Mortels

La mortalité est un critère d'évaluation particulièrement déterminant. Mais, lors d'un essai, après quel délai mesurer la mortalité ? À très long terme, tout le monde meurt… À trop court terme, l'évolution naturelle de certaines maladies rend peu probable l'observation de morts, avec des résultats ininterprétables. Mais il n'y a pas que la maladie qui tue. Parfois c'est le médicament. Et quand un médicament parvient sur le marché, il n'en sort pas avant des années (lire aussi "Retraits de médicaments du marché pour effets indésirables : nombreux mais souvent tardifs").

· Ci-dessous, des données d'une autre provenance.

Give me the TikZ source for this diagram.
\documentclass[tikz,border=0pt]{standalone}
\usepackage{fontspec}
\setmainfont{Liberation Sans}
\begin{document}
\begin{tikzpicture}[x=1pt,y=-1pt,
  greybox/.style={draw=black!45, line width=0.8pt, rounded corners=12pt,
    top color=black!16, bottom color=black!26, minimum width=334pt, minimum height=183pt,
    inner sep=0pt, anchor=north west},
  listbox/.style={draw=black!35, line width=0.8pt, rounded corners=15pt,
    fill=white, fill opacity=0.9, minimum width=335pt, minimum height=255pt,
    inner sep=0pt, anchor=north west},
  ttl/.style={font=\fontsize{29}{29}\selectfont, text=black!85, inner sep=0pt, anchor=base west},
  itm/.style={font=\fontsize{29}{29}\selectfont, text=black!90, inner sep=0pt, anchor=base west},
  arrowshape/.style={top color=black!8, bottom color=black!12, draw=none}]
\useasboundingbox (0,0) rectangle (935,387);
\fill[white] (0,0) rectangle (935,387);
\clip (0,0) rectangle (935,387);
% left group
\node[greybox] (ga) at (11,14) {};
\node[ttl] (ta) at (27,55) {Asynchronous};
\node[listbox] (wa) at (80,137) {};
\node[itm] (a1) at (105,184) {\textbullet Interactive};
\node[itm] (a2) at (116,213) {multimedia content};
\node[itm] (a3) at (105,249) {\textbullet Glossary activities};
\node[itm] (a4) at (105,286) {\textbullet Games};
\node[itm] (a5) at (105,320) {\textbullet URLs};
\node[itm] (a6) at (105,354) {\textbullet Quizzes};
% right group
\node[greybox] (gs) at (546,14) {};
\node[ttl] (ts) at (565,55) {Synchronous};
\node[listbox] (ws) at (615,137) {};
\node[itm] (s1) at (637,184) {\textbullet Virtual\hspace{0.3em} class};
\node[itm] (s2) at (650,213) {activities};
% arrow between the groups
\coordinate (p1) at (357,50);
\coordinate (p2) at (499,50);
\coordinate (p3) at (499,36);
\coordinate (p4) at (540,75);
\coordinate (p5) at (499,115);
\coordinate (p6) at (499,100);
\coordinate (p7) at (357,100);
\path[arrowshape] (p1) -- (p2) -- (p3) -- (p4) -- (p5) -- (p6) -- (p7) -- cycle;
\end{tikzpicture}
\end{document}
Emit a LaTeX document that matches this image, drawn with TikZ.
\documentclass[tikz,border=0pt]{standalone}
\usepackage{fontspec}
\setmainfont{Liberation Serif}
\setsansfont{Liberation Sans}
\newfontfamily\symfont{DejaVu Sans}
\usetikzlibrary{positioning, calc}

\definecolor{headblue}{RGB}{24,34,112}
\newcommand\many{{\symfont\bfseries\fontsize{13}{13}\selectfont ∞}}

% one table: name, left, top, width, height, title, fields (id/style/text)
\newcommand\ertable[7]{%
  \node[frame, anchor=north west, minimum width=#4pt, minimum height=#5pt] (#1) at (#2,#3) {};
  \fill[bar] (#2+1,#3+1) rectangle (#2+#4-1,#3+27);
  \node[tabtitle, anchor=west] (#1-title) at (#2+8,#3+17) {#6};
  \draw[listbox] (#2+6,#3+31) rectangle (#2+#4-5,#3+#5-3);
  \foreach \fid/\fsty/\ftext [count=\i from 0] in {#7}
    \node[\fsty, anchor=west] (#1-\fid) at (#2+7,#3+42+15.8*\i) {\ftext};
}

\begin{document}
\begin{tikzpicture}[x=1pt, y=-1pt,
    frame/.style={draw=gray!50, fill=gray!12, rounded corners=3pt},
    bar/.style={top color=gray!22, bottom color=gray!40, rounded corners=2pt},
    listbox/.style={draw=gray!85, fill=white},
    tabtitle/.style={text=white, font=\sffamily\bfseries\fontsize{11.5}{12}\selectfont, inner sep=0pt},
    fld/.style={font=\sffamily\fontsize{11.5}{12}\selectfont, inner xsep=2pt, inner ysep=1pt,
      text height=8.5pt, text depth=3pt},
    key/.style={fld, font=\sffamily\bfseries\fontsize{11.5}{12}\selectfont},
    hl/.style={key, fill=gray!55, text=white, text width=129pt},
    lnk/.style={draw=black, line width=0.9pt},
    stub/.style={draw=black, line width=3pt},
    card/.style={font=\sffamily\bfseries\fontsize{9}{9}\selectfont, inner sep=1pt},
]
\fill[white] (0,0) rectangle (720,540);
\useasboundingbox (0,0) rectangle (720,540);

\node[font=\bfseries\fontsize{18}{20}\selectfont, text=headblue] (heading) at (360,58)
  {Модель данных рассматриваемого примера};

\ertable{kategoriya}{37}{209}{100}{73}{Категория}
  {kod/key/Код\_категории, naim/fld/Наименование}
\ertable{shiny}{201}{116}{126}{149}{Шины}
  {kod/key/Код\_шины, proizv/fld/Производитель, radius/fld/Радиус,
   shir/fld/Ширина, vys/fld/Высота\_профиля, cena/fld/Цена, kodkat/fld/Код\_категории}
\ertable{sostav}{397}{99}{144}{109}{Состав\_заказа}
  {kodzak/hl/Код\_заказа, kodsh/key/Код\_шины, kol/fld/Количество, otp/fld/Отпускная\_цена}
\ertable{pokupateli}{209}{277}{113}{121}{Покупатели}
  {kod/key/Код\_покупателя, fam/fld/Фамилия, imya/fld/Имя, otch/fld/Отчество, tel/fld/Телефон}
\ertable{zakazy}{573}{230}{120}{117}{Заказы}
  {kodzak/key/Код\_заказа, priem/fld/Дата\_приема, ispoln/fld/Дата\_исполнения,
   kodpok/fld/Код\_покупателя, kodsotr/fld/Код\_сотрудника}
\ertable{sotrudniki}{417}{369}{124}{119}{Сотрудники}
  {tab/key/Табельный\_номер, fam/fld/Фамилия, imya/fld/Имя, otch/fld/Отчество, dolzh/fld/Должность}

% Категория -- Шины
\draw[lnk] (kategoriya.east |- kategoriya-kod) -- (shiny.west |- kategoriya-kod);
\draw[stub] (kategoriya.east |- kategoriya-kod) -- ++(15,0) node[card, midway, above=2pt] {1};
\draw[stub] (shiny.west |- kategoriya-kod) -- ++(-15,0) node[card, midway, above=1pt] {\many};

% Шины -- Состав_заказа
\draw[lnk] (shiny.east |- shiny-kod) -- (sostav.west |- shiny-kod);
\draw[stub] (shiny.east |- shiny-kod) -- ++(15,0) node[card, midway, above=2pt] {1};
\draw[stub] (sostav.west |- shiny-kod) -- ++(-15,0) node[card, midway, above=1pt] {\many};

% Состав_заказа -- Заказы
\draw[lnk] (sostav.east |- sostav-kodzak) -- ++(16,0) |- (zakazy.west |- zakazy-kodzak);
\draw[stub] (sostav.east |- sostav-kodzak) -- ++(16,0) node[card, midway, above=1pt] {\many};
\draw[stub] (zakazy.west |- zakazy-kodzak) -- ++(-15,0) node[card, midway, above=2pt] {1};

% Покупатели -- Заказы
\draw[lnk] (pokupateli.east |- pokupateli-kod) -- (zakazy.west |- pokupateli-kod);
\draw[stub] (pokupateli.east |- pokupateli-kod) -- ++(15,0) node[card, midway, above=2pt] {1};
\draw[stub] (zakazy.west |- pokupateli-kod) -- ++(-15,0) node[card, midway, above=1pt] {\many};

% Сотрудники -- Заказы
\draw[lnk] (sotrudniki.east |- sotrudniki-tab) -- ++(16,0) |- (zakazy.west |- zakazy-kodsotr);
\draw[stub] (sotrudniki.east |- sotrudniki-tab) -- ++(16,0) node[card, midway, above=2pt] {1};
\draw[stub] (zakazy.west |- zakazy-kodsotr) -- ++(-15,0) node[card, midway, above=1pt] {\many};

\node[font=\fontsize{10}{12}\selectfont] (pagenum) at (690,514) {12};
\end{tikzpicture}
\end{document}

Ainsi, dans l'évaluation des anticancéreux, particulièrement toxiques, il n'est pas rare de constater à la fois un allongement modeste de la durée de survie au bout de plusieurs mois de traitement, mais aussi un excès de mortalité précoce en raison de la toxicité du traitement.

Le lévosimendan (Zimino°, lire aussi "lévosimendan (Zimino°) et décompensation d'une insuffisance cardiaque") est un cardiotonique autorisé pour des patients atteints d'insuffisance cardiaque chronique sévère en décompensation aiguë. Chez ces patients au cœur très fatigué, il est prévisible qu'une stimulation expose parfois à une mort rapide. C'est une question restée non résolue avec d'autres cardiotoniques. Pourtant, l'évaluation clinique du lévosimendan n'a pas été conçue pour répondre à cette question. Ni même après avoir constatéune surmortalité numérique dans le groupe lévosimendan dans les premiers jours de l'essai par rapport au groupe placebo. L'éventualité que le médicament puisse être mortel n'a tout simplement pas été prise en compte.

Gardons les yeux ouverts. Les médicaments sont un outil parfois utile pour améliorer la santé, mais ils sont souvent dangereux, au point d'être parfois mortels. L'évaluation des médicaments doit aider à regarder la réalité en face, et non à poser un voile pudique sur une mauvaise nouvelle qu'on ne voudrait pas connaître.